Kwame Owusu, director general of the Ghana Maritime Authority (GMA), has commended the promoters of the Lagos Deep Offshore Logistics Base (LADOL) Free Zone Enterprise for contributing to the development of the nation’s Maritime, Oil and Gas sectors vis-a-vis the West African Region.

Owusu visited LADOL base with his management team last week to have a firsthand knowledge of the popular oil and gas logistics Free Zone that is hosting the integration yard of a $3.8 billion Floating, Production, Storage and Offloading (FPSO) oil production platform, otherwise known as the Egina project, as part of the 3-day official visit to Lagos, Nigeria.

The Egina FPSO project was awarded to the Korean-based Samsung Heavy Industries (SHI) by TOTAL Oil Exploration and Production, with LADOL serving as the Local Content Partner to SHI in line with the requirements of the Local Content Development Act of 2010.

“We are quite impressed with the facility we saw in the LADOL Free Zone. We are also happy with the fact that a country of the size of Nigeria does big things and is leading Africa in most of these developments. Because Nigeria has been in the industry for a while, is by this paving way for us. Therefore, whatever we do, we must learn from your example, improve on it and take advantage of the difficulties that you encountered when you started,” said Owusu.

According to the GMA boss, visiting a facility like LADOL is ‘an eye opener’ for a maritime nation like Ghana. “Therefore, we are ready to take this information back to our government to find the best way to go about the collaboration with Nigeria for the benefit of West African region.”

“The collaboration that we are trying to establish with Nigeria today, is such that if we have a project like the one in LADOL coming to Ghana and we don’t have the needed facility, we may decide to bring the job to Nigeria pending when we develop our own and that will enable Ghanaians to benefit from the employments such opportunity will create,” he said.

Showing the visitors round the LADOL facility, Adewole Gege, LADOL base manager, who told the delegates that Samsung is building the FPSO in partnership with LADOL, said the Free Zone also plays host to pipe coating firm, some agro-allied industries and automobile firms that are trying to set up in the zone.

“There are lots of incentives for companies operating in Free Zones like LADOL because apart from the provision of stable infrastructure that may not be readily available in the cities, there is tax holidays and enabling environment for businesses to produce and export their cargo from the zone,” he said.

Gege further said that the Egina project has a completion deadline, which Nigeria delivered ahead of time but still awaits the arrival of the hull of the FPSO vessel from Korea. “Initially, industry players never believed that this project would be achieved in LADOL. The project had lots of multiplier effects as most of the fabrication jobs were not done in LADOL.  We had other facilities like Nigerdock that benefited from the project as LADOL alone couldn’t do all the jobs.

He said that the fallen price of crude and devaluation of naira did not affect the project. “The Egina project had about three years timeline but we have been able to complete our side of the project and also developed the facility where all the fabricated parts will be integrated at the arrival of hull by the end of the year.
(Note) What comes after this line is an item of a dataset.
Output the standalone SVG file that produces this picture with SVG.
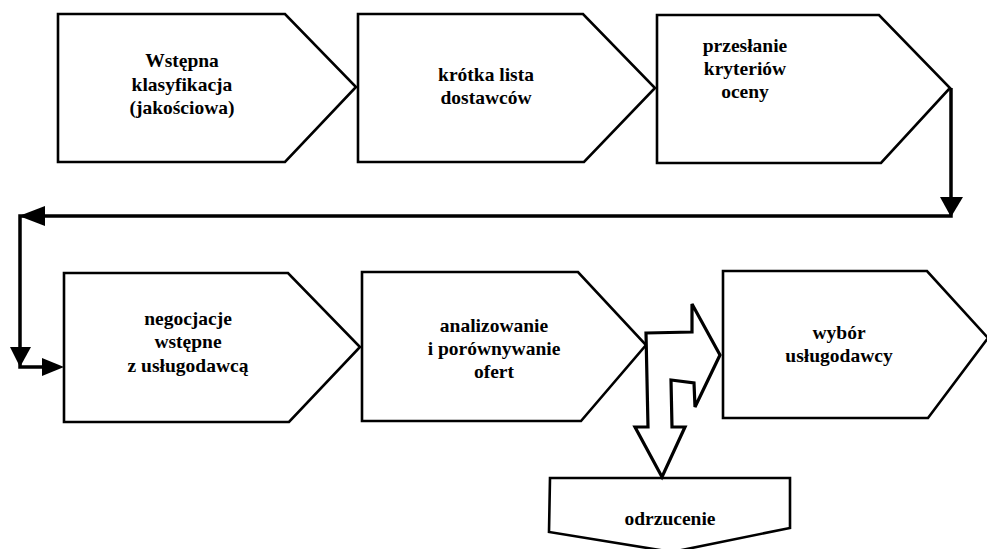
<svg xmlns="http://www.w3.org/2000/svg" width="987" height="549" viewBox="0 0 987 549">
<style>
.box{fill:#fff;stroke:#000;stroke-width:2.6;stroke-linejoin:miter}
text{font-family:'Liberation Serif','DejaVu Serif',serif;font-size:19.5px;font-weight:700;fill:#000;text-anchor:middle}
.ln{fill:none;stroke:#000;stroke-width:3.5}
.ah{fill:#000;stroke:none}
</style>
<rect width="987" height="549" fill="#fff"/>
<g id="node1">
<polygon class="box" points="58,14 285,14 356,87 285,162 58,162"/>
<text x="182" y="67">Wstępna</text>
<text x="182" y="91">klasyfikacja</text>
<text x="182" y="114">(jakościowa)</text>
</g>
<g id="node2">
<polygon class="box" points="358,14 583,14 655,88 584,162 358,162"/>
<text x="486" y="81">krótka lista</text>
<text x="486" y="104">dostawców</text>
</g>
<g id="node3">
<polygon class="box" points="657,15 879,15 950,88 881,163 657,163"/>
<text x="745" y="52">przesłanie</text>
<text x="745" y="75">kryteriów</text>
<text x="745" y="98">oceny</text>
</g>
<g id="node4">
<polygon class="box" points="64,273 288,273 360,347 289,422 64,422"/>
<text x="188" y="325">negocjacje</text>
<text x="188" y="348">wstępne</text>
<text x="188" y="372">z usługodawcą</text>
</g>
<g id="node5">
<polygon class="box" points="362,272 578,272 646,345 581,421 362,421"/>
<text x="494" y="332">analizowanie</text>
<text x="494" y="355">i porównywanie</text>
<text x="494" y="378">ofert</text>
</g>
<g id="node6">
<polygon class="box" points="723,271 927,271 988,338 928,418 723,418"/>
<text x="839" y="339">wybór</text>
<text x="839" y="362">usługodawcy</text>
</g>
<g id="node7">
<polygon class="box" points="550,478 790,478 790,528 672,552 549,532"/>
<text x="670" y="525">odrzucenie</text>
</g>
<g id="connectors">
<polyline class="ln" points="951,88 951,216 20,216 20,367 50,367"/>
<polygon class="ah" points="940,197 963,197 951,217"/>
<polygon class="ah" points="19,216 45,206 45,226"/>
<polygon class="ah" points="10,347 31,347 20,367"/>
<polygon class="ah" points="64,367 42,358 42,376"/>
<polygon fill="#fff" stroke="#000" stroke-width="3.2" stroke-linejoin="miter" points="646,333 692,332 692,304 720,355 695,407 694,383 671,380 672,427 685,427 662,477 635,427 648,427"/>
</g>
</svg>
It’s expected that the FPSO will commence operations in the first quarter of next year.

“The project, which has about 10-20 percent Local Content contribution, currently provides direct jobs to over 1,600 Nigerian welders, engineers, and other artisans working on the project site and at the arrival of hull of the FPSO vessel, over 2,000 Nigerians are expected to work on integration yard.

“We are determined to ensure that the next project at LADOL will achieve about 40-60 percent Local Content while the one after will go all out to achieve 100 percent Local Content. This is why we want to build a training school where Nigerians would be trained to work on the facility going forward,” Gege disclosed.
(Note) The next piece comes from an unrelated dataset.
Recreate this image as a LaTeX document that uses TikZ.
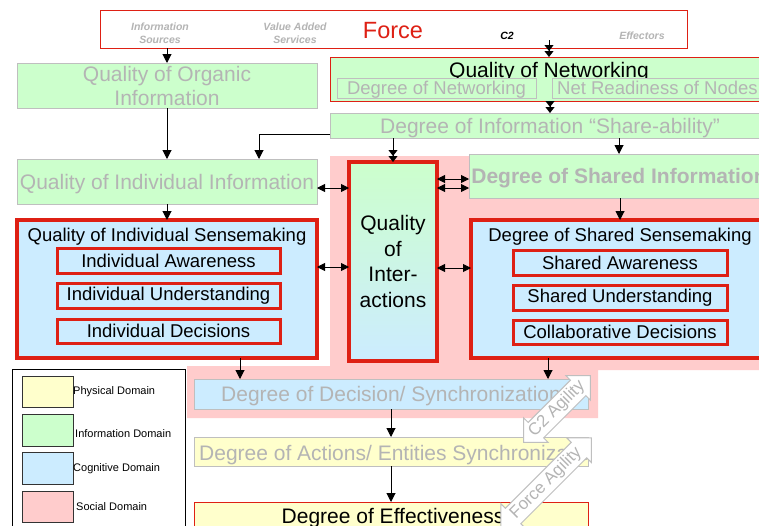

Sunday Umoren, head, Maritime Safety and Seafarers Standards of the Nigerian Maritime Administration and Safety Agency (NIMASA), who led the Ghanaian delegates to LADOL base, expressed gratitude to GMA boss and his team for coming to Nigeria and LADOL for receiving them.
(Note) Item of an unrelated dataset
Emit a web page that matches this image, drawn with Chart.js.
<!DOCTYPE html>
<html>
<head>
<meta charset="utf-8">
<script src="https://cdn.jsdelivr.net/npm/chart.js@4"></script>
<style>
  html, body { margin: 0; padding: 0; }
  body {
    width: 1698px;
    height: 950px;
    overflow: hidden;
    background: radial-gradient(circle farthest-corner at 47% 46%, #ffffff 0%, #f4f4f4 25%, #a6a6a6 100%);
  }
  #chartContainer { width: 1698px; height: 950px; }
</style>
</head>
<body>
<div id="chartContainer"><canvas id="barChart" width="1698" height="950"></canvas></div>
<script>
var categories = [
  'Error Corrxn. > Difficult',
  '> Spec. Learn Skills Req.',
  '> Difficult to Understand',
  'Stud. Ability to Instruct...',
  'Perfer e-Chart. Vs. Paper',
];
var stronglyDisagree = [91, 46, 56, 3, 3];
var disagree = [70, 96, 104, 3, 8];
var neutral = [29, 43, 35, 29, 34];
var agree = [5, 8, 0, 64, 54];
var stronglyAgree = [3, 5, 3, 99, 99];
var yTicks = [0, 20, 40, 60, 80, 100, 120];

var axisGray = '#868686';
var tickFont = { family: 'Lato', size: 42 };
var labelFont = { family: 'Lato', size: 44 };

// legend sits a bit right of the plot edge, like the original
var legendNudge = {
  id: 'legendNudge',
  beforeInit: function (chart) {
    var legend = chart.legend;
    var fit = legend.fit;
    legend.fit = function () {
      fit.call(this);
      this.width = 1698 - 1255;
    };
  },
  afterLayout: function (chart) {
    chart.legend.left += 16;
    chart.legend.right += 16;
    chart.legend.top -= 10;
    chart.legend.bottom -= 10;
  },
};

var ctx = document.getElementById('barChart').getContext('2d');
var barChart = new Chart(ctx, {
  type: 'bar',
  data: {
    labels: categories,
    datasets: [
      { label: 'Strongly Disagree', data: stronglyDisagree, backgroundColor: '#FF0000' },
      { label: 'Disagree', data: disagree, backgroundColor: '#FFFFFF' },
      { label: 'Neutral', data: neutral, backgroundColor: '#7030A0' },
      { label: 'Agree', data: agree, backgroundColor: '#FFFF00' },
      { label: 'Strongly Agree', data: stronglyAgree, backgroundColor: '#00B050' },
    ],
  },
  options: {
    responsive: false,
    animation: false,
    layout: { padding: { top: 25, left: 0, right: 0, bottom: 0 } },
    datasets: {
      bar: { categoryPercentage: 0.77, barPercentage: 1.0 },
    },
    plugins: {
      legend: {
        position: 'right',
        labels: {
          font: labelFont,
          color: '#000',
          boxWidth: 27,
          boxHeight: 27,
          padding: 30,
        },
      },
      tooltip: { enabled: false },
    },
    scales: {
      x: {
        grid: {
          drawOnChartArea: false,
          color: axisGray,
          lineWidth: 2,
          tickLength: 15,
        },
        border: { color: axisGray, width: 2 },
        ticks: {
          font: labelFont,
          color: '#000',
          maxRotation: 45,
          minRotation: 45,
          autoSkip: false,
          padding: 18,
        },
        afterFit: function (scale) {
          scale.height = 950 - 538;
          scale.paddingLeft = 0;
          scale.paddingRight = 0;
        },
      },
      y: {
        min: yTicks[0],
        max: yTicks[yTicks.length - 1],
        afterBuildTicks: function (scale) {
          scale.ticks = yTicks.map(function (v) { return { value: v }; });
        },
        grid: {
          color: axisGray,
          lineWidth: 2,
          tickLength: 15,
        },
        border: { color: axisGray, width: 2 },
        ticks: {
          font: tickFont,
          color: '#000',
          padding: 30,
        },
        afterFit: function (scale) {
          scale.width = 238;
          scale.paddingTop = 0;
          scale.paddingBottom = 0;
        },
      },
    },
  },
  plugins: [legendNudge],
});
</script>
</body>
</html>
He said that as Owusu and his team came to learn from Nigeria, that Nigerian will also be coming to learn from Ghana in other areas. “We appreciate what LADOL is doing in lifting the flag of our nation and for most of us that it’s our first time of coming to the facility; we are impressed with what we saw.

He however advised the promoters of LADOL to sustain the tempo exercised in the development of the Egina project to other future projects. He also assured LADOL of NIMASA support in ensuring that the Free Zone succeeds as the FPSO project has shown that Nigeria has an indigenous company that is determined to turn things around for good.